Yavuz: Watch the arithmetic! I think the weight of your hose alone will exceed the tensile strength of any currently available hose material. If you pump water up the hose, how will you disassociate it into H2 and O2. If you pump up H2 and O2, two hoses will be required because they must not be allowed to come into contact with each other. Such equipment will add weight and increase the fuel you'll have to burn in each lift cabin to maintain position. You'll burn a lot of fuel just maintaining the cabins in position. Your operating costs will be huge and it will be difficult to smoothly handle cabin rocket engine failures and or replacements to avoid failures which may add fuel weight to your hose.
Can you do the arithmetic and present a quantitative comparison with ordinary rocket launching methods in terms of
payload efficiencies and costs?
Also, any such system has to lend itself to being developed and built preferably prior to construction of the production unit(s).
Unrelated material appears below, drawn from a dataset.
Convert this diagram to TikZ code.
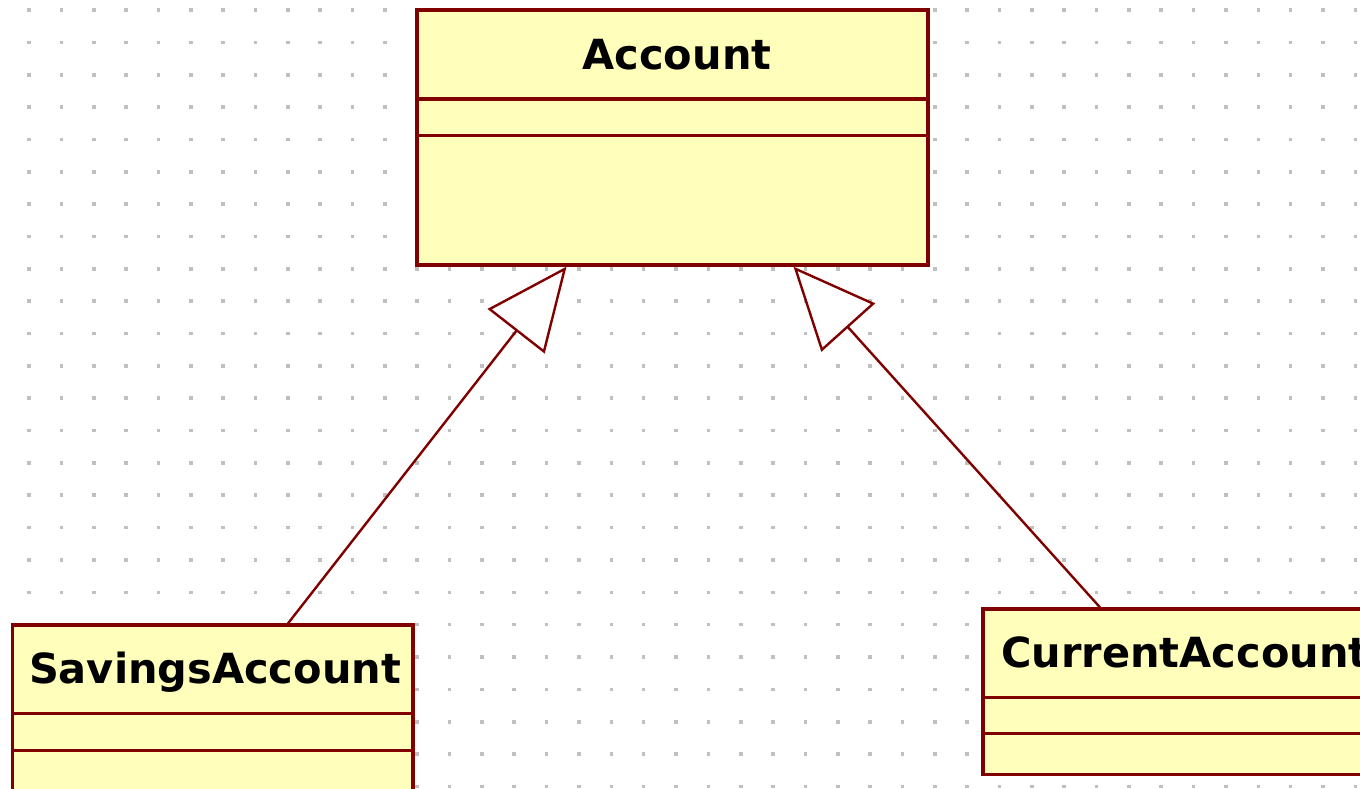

How would you develop and test this system to assure that you had considered safety factors in your design to minimize failures and their consequences? Have you completed failure mode and effect analyses? For instance, thrust failures on any stage will immediately load the hose with the entire weight of that stage. How can disaster be avoided?
Antoniseb: If I may be allowed to help Yavuz with the problem you pointed out, he could program the guidance control system controlling his cabin thrusters to maintain the desired verticality of his hose...at an appreciable cost in efficiency.
Here, despite the title, is a discussion about the usability of a space elevator for Earth launches (or to avoid having to make them). Yavuz, you may find that discussion helpful. The advantage it would have over your system is that once you reached geosynchronous orbit, the effort to achieve and maintain payload orbit is much less difficult than for your system especially if you choose to use the system near either pole.
Either solar system colonization or interstellar travel and colonization will require a much more robust system than the one you have described. Reliability and maintainability are paramount for such a system.